━━━━━ SUPPLIED DATA

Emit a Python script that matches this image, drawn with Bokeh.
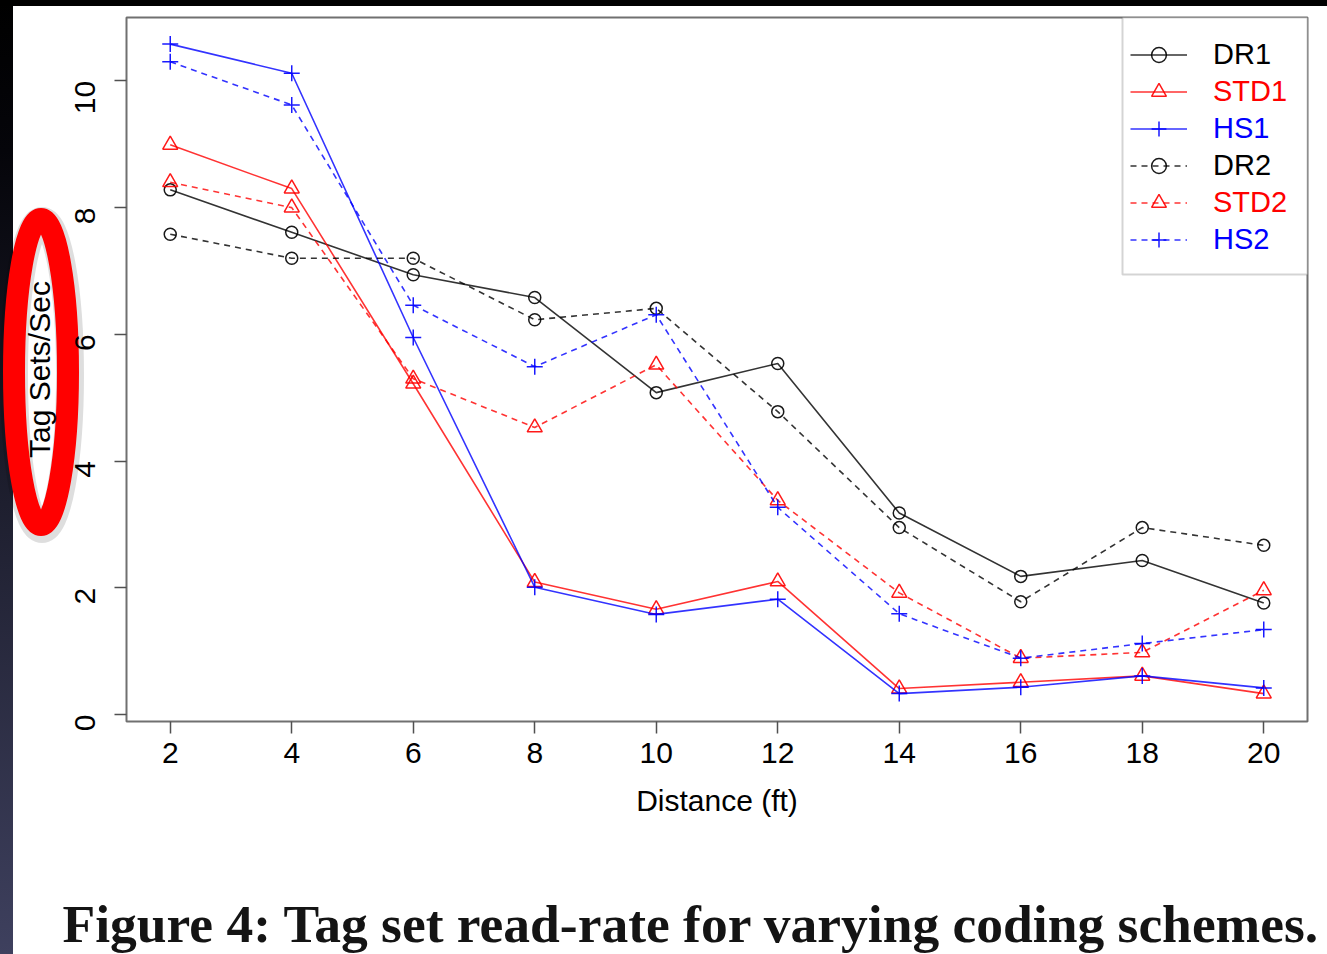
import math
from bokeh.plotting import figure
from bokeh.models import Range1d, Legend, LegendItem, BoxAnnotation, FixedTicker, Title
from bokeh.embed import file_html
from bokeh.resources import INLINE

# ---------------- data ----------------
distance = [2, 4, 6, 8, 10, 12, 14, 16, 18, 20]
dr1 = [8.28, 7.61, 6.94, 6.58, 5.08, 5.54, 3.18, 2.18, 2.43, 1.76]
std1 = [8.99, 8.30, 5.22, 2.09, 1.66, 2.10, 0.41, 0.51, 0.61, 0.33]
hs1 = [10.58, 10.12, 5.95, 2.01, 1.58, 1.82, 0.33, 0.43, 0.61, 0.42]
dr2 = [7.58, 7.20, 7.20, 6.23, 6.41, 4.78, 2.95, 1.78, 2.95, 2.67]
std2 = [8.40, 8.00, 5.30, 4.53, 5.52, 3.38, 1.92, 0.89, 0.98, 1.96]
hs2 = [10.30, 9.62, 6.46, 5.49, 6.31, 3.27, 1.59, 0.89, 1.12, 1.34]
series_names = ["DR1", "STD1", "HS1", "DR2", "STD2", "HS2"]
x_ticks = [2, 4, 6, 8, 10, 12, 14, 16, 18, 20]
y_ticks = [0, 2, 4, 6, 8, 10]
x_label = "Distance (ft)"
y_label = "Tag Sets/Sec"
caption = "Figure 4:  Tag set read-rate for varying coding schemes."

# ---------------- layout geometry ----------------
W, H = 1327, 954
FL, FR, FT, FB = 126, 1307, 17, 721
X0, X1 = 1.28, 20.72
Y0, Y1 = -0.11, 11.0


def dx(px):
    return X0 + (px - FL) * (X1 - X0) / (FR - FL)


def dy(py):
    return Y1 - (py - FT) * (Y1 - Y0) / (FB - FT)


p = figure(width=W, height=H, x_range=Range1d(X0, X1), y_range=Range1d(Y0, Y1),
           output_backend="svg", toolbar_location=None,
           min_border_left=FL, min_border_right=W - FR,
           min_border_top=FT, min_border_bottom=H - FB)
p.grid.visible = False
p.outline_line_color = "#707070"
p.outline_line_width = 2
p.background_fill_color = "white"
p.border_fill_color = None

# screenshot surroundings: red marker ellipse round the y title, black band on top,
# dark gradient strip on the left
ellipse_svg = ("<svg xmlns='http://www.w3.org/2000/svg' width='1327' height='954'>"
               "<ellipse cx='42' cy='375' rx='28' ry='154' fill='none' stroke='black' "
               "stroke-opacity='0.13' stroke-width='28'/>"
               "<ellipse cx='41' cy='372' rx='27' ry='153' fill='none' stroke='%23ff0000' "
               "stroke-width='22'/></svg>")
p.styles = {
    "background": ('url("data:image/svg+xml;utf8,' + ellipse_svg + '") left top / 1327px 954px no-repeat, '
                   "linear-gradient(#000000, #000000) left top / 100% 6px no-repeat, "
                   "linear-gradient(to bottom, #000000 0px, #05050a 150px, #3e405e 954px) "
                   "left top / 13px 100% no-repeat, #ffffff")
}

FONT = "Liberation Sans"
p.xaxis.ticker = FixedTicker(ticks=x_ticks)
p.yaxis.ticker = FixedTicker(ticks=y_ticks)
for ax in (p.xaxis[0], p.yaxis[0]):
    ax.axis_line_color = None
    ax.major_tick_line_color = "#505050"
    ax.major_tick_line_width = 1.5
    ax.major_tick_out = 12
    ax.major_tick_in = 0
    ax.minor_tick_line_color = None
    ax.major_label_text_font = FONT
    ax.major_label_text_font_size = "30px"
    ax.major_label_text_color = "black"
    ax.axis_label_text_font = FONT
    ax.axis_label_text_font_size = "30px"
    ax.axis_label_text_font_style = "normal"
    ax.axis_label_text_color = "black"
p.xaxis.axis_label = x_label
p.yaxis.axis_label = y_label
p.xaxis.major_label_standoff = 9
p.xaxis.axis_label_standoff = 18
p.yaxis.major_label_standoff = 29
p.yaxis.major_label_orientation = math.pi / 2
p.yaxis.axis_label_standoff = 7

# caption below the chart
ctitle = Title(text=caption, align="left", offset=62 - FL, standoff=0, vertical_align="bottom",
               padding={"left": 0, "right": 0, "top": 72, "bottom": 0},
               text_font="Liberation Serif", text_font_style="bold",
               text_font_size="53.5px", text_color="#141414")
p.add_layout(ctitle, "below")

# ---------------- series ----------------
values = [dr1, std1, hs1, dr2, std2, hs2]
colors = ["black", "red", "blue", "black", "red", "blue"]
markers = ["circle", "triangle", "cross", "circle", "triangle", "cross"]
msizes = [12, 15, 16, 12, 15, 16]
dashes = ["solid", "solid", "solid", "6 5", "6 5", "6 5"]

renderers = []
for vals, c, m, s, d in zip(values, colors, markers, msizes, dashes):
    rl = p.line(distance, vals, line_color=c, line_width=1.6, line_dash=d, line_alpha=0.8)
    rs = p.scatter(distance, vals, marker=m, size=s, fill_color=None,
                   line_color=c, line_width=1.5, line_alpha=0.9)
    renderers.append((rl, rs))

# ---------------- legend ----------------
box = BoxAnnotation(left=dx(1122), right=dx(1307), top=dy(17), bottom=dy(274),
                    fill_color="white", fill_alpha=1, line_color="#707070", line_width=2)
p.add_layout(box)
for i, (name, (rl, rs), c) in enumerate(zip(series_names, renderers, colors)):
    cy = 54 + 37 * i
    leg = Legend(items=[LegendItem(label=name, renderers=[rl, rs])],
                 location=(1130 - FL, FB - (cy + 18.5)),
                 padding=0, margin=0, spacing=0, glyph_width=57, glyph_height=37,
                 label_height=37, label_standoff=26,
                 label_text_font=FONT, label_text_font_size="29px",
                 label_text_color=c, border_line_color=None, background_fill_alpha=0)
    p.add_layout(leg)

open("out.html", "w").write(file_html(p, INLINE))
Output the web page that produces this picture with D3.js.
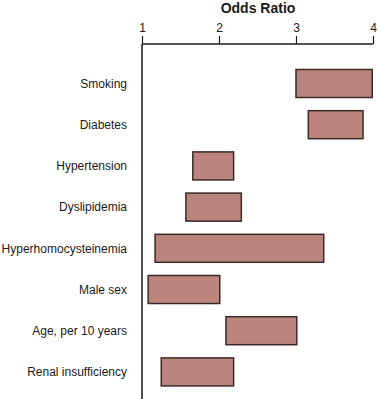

━━━━━━━━━━

DIRECTIONS FOR THIS TASK: Reproduce the listing above exactly, excluding all pictures.

EXERCISE SOLUTION:
Emit a Python script that matches this image, drawn with Bokeh.
import math
from bokeh.plotting import figure
from bokeh.models import Range1d, Legend, LegendItem, BoxAnnotation, FixedTicker, Title
from bokeh.embed import file_html
from bokeh.resources import INLINE

# ---------------- data ----------------
distance = [2, 4, 6, 8, 10, 12, 14, 16, 18, 20]
dr1 = [8.28, 7.61, 6.94, 6.58, 5.08, 5.54, 3.18, 2.18, 2.43, 1.76]
std1 = [8.99, 8.30, 5.22, 2.09, 1.66, 2.10, 0.41, 0.51, 0.61, 0.33]
hs1 = [10.58, 10.12, 5.95, 2.01, 1.58, 1.82, 0.33, 0.43, 0.61, 0.42]
dr2 = [7.58, 7.20, 7.20, 6.23, 6.41, 4.78, 2.95, 1.78, 2.95, 2.67]
std2 = [8.40, 8.00, 5.30, 4.53, 5.52, 3.38, 1.92, 0.89, 0.98, 1.96]
hs2 = [10.30, 9.62, 6.46, 5.49, 6.31, 3.27, 1.59, 0.89, 1.12, 1.34]
series_names = ["DR1", "STD1", "HS1", "DR2", "STD2", "HS2"]
x_ticks = [2, 4, 6, 8, 10, 12, 14, 16, 18, 20]
y_ticks = [0, 2, 4, 6, 8, 10]
x_label = "Distance (ft)"
y_label = "Tag Sets/Sec"
caption = "Figure 4:  Tag set read-rate for varying coding schemes."

# ---------------- layout geometry ----------------
W, H = 1327, 954
FL, FR, FT, FB = 126, 1307, 17, 721
X0, X1 = 1.28, 20.72
Y0, Y1 = -0.11, 11.0


def dx(px):
    return X0 + (px - FL) * (X1 - X0) / (FR - FL)


def dy(py):
    return Y1 - (py - FT) * (Y1 - Y0) / (FB - FT)


p = figure(width=W, height=H, x_range=Range1d(X0, X1), y_range=Range1d(Y0, Y1),
           output_backend="svg", toolbar_location=None,
           min_border_left=FL, min_border_right=W - FR,
           min_border_top=FT, min_border_bottom=H - FB)
p.grid.visible = False
p.outline_line_color = "#707070"
p.outline_line_width = 2
p.background_fill_color = "white"
p.border_fill_color = None

# screenshot surroundings: red marker ellipse round the y title, black band on top,
# dark gradient strip on the left
ellipse_svg = ("<svg xmlns='http://www.w3.org/2000/svg' width='1327' height='954'>"
               "<ellipse cx='42' cy='375' rx='28' ry='154' fill='none' stroke='black' "
               "stroke-opacity='0.13' stroke-width='28'/>"
               "<ellipse cx='41' cy='372' rx='27' ry='153' fill='none' stroke='%23ff0000' "
               "stroke-width='22'/></svg>")
p.styles = {
    "background": ('url("data:image/svg+xml;utf8,' + ellipse_svg + '") left top / 1327px 954px no-repeat, '
                   "linear-gradient(#000000, #000000) left top / 100% 6px no-repeat, "
                   "linear-gradient(to bottom, #000000 0px, #05050a 150px, #3e405e 954px) "
                   "left top / 13px 100% no-repeat, #ffffff")
}

FONT = "Liberation Sans"
p.xaxis.ticker = FixedTicker(ticks=x_ticks)
p.yaxis.ticker = FixedTicker(ticks=y_ticks)
for ax in (p.xaxis[0], p.yaxis[0]):
    ax.axis_line_color = None
    ax.major_tick_line_color = "#505050"
    ax.major_tick_line_width = 1.5
    ax.major_tick_out = 12
    ax.major_tick_in = 0
    ax.minor_tick_line_color = None
    ax.major_label_text_font = FONT
    ax.major_label_text_font_size = "30px"
    ax.major_label_text_color = "black"
    ax.axis_label_text_font = FONT
    ax.axis_label_text_font_size = "30px"
    ax.axis_label_text_font_style = "normal"
    ax.axis_label_text_color = "black"
p.xaxis.axis_label = x_label
p.yaxis.axis_label = y_label
p.xaxis.major_label_standoff = 9
p.xaxis.axis_label_standoff = 18
p.yaxis.major_label_standoff = 29
p.yaxis.major_label_orientation = math.pi / 2
p.yaxis.axis_label_standoff = 7

# caption below the chart
ctitle = Title(text=caption, align="left", offset=62 - FL, standoff=0, vertical_align="bottom",
               padding={"left": 0, "right": 0, "top": 72, "bottom": 0},
               text_font="Liberation Serif", text_font_style="bold",
               text_font_size="53.5px", text_color="#141414")
p.add_layout(ctitle, "below")

# ---------------- series ----------------
values = [dr1, std1, hs1, dr2, std2, hs2]
colors = ["black", "red", "blue", "black", "red", "blue"]
markers = ["circle", "triangle", "cross", "circle", "triangle", "cross"]
msizes = [12, 15, 16, 12, 15, 16]
dashes = ["solid", "solid", "solid", "6 5", "6 5", "6 5"]

renderers = []
for vals, c, m, s, d in zip(values, colors, markers, msizes, dashes):
    rl = p.line(distance, vals, line_color=c, line_width=1.6, line_dash=d, line_alpha=0.8)
    rs = p.scatter(distance, vals, marker=m, size=s, fill_color=None,
                   line_color=c, line_width=1.5, line_alpha=0.9)
    renderers.append((rl, rs))

# ---------------- legend ----------------
box = BoxAnnotation(left=dx(1122), right=dx(1307), top=dy(17), bottom=dy(274),
                    fill_color="white", fill_alpha=1, line_color="#707070", line_width=2)
p.add_layout(box)
for i, (name, (rl, rs), c) in enumerate(zip(series_names, renderers, colors)):
    cy = 54 + 37 * i
    leg = Legend(items=[LegendItem(label=name, renderers=[rl, rs])],
                 location=(1130 - FL, FB - (cy + 18.5)),
                 padding=0, margin=0, spacing=0, glyph_width=57, glyph_height=37,
                 label_height=37, label_standoff=26,
                 label_text_font=FONT, label_text_font_size="29px",
                 label_text_color=c, border_line_color=None, background_fill_alpha=0)
    p.add_layout(leg)

open("out.html", "w").write(file_html(p, INLINE))
Output the web page that produces this picture with D3.js.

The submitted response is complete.